• **Exercise instructions**
Set down all of the data that follows word for word, without the images.

• **Supplied information**
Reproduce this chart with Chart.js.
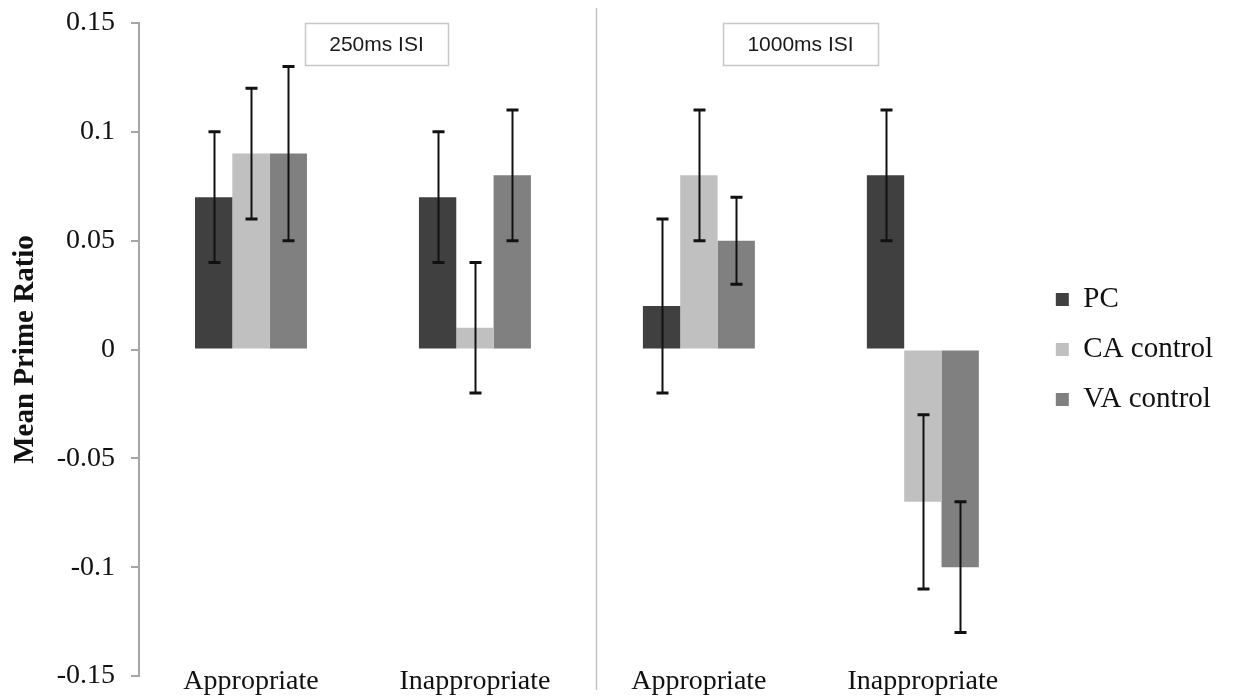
<!DOCTYPE html>
<html>
<head>
<meta charset="utf-8">
<script src="https://cdn.jsdelivr.net/npm/chart.js@4.4.0/dist/chart.umd.min.js"></script>
<style>
  html, body { margin: 0; padding: 0; background: #fff; }
  #wrap { width: 1235px; height: 697px; position: relative; }
</style>
</head>
<body>
<div id="wrap"><canvas id="primeChart"></canvas></div>
<script>
const categories = ['Appropriate', 'Inappropriate', 'Appropriate', 'Inappropriate'];
const seriesNames = ['PC', 'CA control', 'VA control'];
const seriesColors = ['#404040', '#c0c0c0', '#808080'];

const pcValues = [0.07, 0.07, 0.02, 0.08];
const caValues = [0.09, 0.01, 0.08, -0.07];
const vaValues = [0.09, 0.08, 0.05, -0.10];

const pcErrLow = [0.04, 0.04, -0.02, 0.05];
const pcErrHigh = [0.10, 0.10, 0.06, 0.11];
const caErrLow = [0.06, -0.02, 0.05, -0.11];
const caErrHigh = [0.12, 0.04, 0.11, -0.03];
const vaErrLow = [0.05, 0.05, 0.03, -0.13];
const vaErrHigh = [0.13, 0.11, 0.07, -0.07];

const yTickLabels = ['-0.15', '-0.1', '-0.05', '0', '0.05', '0.1', '0.15'];
const panelLabels = ['250ms ISI', '1000ms ISI'];

const SERIF = '"Liberation Serif", "Times New Roman", serif';

// whiskers drawn on top of the bars
const errorBarPlugin = {
  id: 'errorBars',
  afterDatasetsDraw(chart) {
    const ctx = chart.ctx;
    const yScale = chart.scales.y;
    const lows = [pcErrLow, caErrLow, vaErrLow];
    const highs = [pcErrHigh, caErrHigh, vaErrHigh];
    ctx.save();
    ctx.strokeStyle = '#111';
    chart.data.datasets.forEach((ds, i) => {
      const meta = chart.getDatasetMeta(i);
      meta.data.forEach((bar, j) => {
        const x = Math.round(bar.x) + 0.5;
        const yLo = yScale.getPixelForValue(lows[i][j]);
        const yHi = yScale.getPixelForValue(highs[i][j]);
        ctx.lineWidth = 2;
        ctx.beginPath();
        ctx.moveTo(x, yLo);
        ctx.lineTo(x, yHi);
        ctx.stroke();
        ctx.lineWidth = 3;
        ctx.beginPath();
        ctx.moveTo(x - 6, yLo); ctx.lineTo(x + 6, yLo);
        ctx.moveTo(x - 6, yHi); ctx.lineTo(x + 6, yHi);
        ctx.stroke();
      });
    });
    ctx.restore();
  }
};

// category labels (they overlap the plot bottom, so chart.js would clip them),
// panel divider and the two ISI label boxes
const panelPlugin = {
  id: 'panels',
  afterDraw(chart) {
    const ctx = chart.ctx;
    const area = chart.chartArea;
    const xScale = chart.scales.x;
    ctx.save();

    ctx.font = '28px ' + SERIF;
    ctx.fillStyle = '#111';
    ctx.textAlign = 'center';
    ctx.textBaseline = 'alphabetic';
    categories.forEach((c, i) => {
      ctx.fillText(c, xScale.getPixelForValue(i), area.bottom + 13);
    });

    ctx.strokeStyle = '#c4c4c4';
    ctx.lineWidth = 1.5;
    ctx.beginPath();
    ctx.moveTo(area.left + 457.5, 8);
    ctx.lineTo(area.left + 457.5, 690);
    ctx.stroke();

    const boxes = [
      { x: area.left + 166, w: 143 },
      { x: area.left + 584, w: 155 }
    ];
    ctx.font = '21px "Liberation Sans", Arial, sans-serif';
    ctx.textBaseline = 'middle';
    boxes.forEach((b, i) => {
      ctx.fillStyle = '#fff';
      ctx.fillRect(b.x, area.top, b.w, 42);
      ctx.strokeStyle = '#c8c8c8';
      ctx.lineWidth = 1.5;
      ctx.strokeRect(b.x + 0.5, area.top + 0.5, b.w, 42);
      ctx.fillStyle = '#1a1a1a';
      ctx.fillText(panelLabels[i], b.x + b.w / 2, area.top + 22);
    });
    ctx.restore();
  }
};

const ctx = document.getElementById('primeChart');

new Chart(ctx, {
  type: 'bar',
  data: {
    labels: categories,
    datasets: [
      { label: seriesNames[0], data: pcValues, backgroundColor: seriesColors[0] },
      { label: seriesNames[1], data: caValues, backgroundColor: seriesColors[1] },
      { label: seriesNames[2], data: vaValues, backgroundColor: seriesColors[2] }
    ]
  },
  options: {
    responsive: true,
    maintainAspectRatio: false,
    animation: false,
    layout: { padding: { top: 23, right: 12, left: 0, bottom: 0 } },
    datasets: { bar: { categoryPercentage: 0.5, barPercentage: 1 } },
    scales: {
      x: {
        grid: { display: false },
        border: { display: false },
        ticks: { display: false },
        afterFit(scale) { scale.height = 21; }
      },
      y: {
        min: -0.15,
        max: 0.15,
        ticks: {
          stepSize: 0.05,
          color: '#111',
          padding: 16,
          font: { family: SERIF, size: 28, lineHeight: 0.3 },
          callback: (value, index) => yTickLabels[index]
        },
        grid: { drawOnChartArea: false, tickLength: 8, color: '#a6a6a6', lineWidth: 2 },
        border: { color: '#a6a6a6', width: 2 },
        title: {
          display: true,
          text: 'Mean Prime Ratio',
          color: '#111',
          padding: { top: 8, bottom: 0 },
          font: { family: SERIF, size: 29, weight: 'bold' }
        },
        afterFit(scale) { scale.width = 139; }
      }
    },
    plugins: {
      legend: {
        position: 'right',
        fullSize: false,
        labels: {
          boxWidth: 13,
          boxHeight: 13,
          padding: 21,
          color: '#111',
          font: { family: SERIF, size: 29 }
        }
      },
      tooltip: { enabled: false }
    }
  },
  plugins: [errorBarPlugin, panelPlugin]
});
</script>
</body>
</html>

• **Reply to the exercise**
Reproduce this chart with Chart.js.
<!DOCTYPE html>
<html>
<head>
<meta charset="utf-8">
<script src="https://cdn.jsdelivr.net/npm/chart.js@4.4.0/dist/chart.umd.min.js"></script>
<style>
  html, body { margin: 0; padding: 0; background: #fff; }
  #wrap { width: 1235px; height: 697px; position: relative; }
</style>
</head>
<body>
<div id="wrap"><canvas id="primeChart"></canvas></div>
<script>
const categories = ['Appropriate', 'Inappropriate', 'Appropriate', 'Inappropriate'];
const seriesNames = ['PC', 'CA control', 'VA control'];
const seriesColors = ['#404040', '#c0c0c0', '#808080'];

const pcValues = [0.07, 0.07, 0.02, 0.08];
const caValues = [0.09, 0.01, 0.08, -0.07];
const vaValues = [0.09, 0.08, 0.05, -0.10];

const pcErrLow = [0.04, 0.04, -0.02, 0.05];
const pcErrHigh = [0.10, 0.10, 0.06, 0.11];
const caErrLow = [0.06, -0.02, 0.05, -0.11];
const caErrHigh = [0.12, 0.04, 0.11, -0.03];
const vaErrLow = [0.05, 0.05, 0.03, -0.13];
const vaErrHigh = [0.13, 0.11, 0.07, -0.07];

const yTickLabels = ['-0.15', '-0.1', '-0.05', '0', '0.05', '0.1', '0.15'];
const panelLabels = ['250ms ISI', '1000ms ISI'];

const SERIF = '"Liberation Serif", "Times New Roman", serif';

// whiskers drawn on top of the bars
const errorBarPlugin = {
  id: 'errorBars',
  afterDatasetsDraw(chart) {
    const ctx = chart.ctx;
    const yScale = chart.scales.y;
    const lows = [pcErrLow, caErrLow, vaErrLow];
    const highs = [pcErrHigh, caErrHigh, vaErrHigh];
    ctx.save();
    ctx.strokeStyle = '#111';
    chart.data.datasets.forEach((ds, i) => {
      const meta = chart.getDatasetMeta(i);
      meta.data.forEach((bar, j) => {
        const x = Math.round(bar.x) + 0.5;
        const yLo = yScale.getPixelForValue(lows[i][j]);
        const yHi = yScale.getPixelForValue(highs[i][j]);
        ctx.lineWidth = 2;
        ctx.beginPath();
        ctx.moveTo(x, yLo);
        ctx.lineTo(x, yHi);
        ctx.stroke();
        ctx.lineWidth = 3;
        ctx.beginPath();
        ctx.moveTo(x - 6, yLo); ctx.lineTo(x + 6, yLo);
        ctx.moveTo(x - 6, yHi); ctx.lineTo(x + 6, yHi);
        ctx.stroke();
      });
    });
    ctx.restore();
  }
};

// category labels (they overlap the plot bottom, so chart.js would clip them),
// panel divider and the two ISI label boxes
const panelPlugin = {
  id: 'panels',
  afterDraw(chart) {
    const ctx = chart.ctx;
    const area = chart.chartArea;
    const xScale = chart.scales.x;
    ctx.save();

    ctx.font = '28px ' + SERIF;
    ctx.fillStyle = '#111';
    ctx.textAlign = 'center';
    ctx.textBaseline = 'alphabetic';
    categories.forEach((c, i) => {
      ctx.fillText(c, xScale.getPixelForValue(i), area.bottom + 13);
    });

    ctx.strokeStyle = '#c4c4c4';
    ctx.lineWidth = 1.5;
    ctx.beginPath();
    ctx.moveTo(area.left + 457.5, 8);
    ctx.lineTo(area.left + 457.5, 690);
    ctx.stroke();

    const boxes = [
      { x: area.left + 166, w: 143 },
      { x: area.left + 584, w: 155 }
    ];
    ctx.font = '21px "Liberation Sans", Arial, sans-serif';
    ctx.textBaseline = 'middle';
    boxes.forEach((b, i) => {
      ctx.fillStyle = '#fff';
      ctx.fillRect(b.x, area.top, b.w, 42);
      ctx.strokeStyle = '#c8c8c8';
      ctx.lineWidth = 1.5;
      ctx.strokeRect(b.x + 0.5, area.top + 0.5, b.w, 42);
      ctx.fillStyle = '#1a1a1a';
      ctx.fillText(panelLabels[i], b.x + b.w / 2, area.top + 22);
    });
    ctx.restore();
  }
};

const ctx = document.getElementById('primeChart');

new Chart(ctx, {
  type: 'bar',
  data: {
    labels: categories,
    datasets: [
      { label: seriesNames[0], data: pcValues, backgroundColor: seriesColors[0] },
      { label: seriesNames[1], data: caValues, backgroundColor: seriesColors[1] },
      { label: seriesNames[2], data: vaValues, backgroundColor: seriesColors[2] }
    ]
  },
  options: {
    responsive: true,
    maintainAspectRatio: false,
    animation: false,
    layout: { padding: { top: 23, right: 12, left: 0, bottom: 0 } },
    datasets: { bar: { categoryPercentage: 0.5, barPercentage: 1 } },
    scales: {
      x: {
        grid: { display: false },
        border: { display: false },
        ticks: { display: false },
        afterFit(scale) { scale.height = 21; }
      },
      y: {
        min: -0.15,
        max: 0.15,
        ticks: {
          stepSize: 0.05,
          color: '#111',
          padding: 16,
          font: { family: SERIF, size: 28, lineHeight: 0.3 },
          callback: (value, index) => yTickLabels[index]
        },
        grid: { drawOnChartArea: false, tickLength: 8, color: '#a6a6a6', lineWidth: 2 },
        border: { color: '#a6a6a6', width: 2 },
        title: {
          display: true,
          text: 'Mean Prime Ratio',
          color: '#111',
          padding: { top: 8, bottom: 0 },
          font: { family: SERIF, size: 29, weight: 'bold' }
        },
        afterFit(scale) { scale.width = 139; }
      }
    },
    plugins: {
      legend: {
        position: 'right',
        fullSize: false,
        labels: {
          boxWidth: 13,
          boxHeight: 13,
          padding: 21,
          color: '#111',
          font: { family: SERIF, size: 29 }
        }
      },
      tooltip: { enabled: false }
    }
  },
  plugins: [errorBarPlugin, panelPlugin]
});
</script>
</body>
</html>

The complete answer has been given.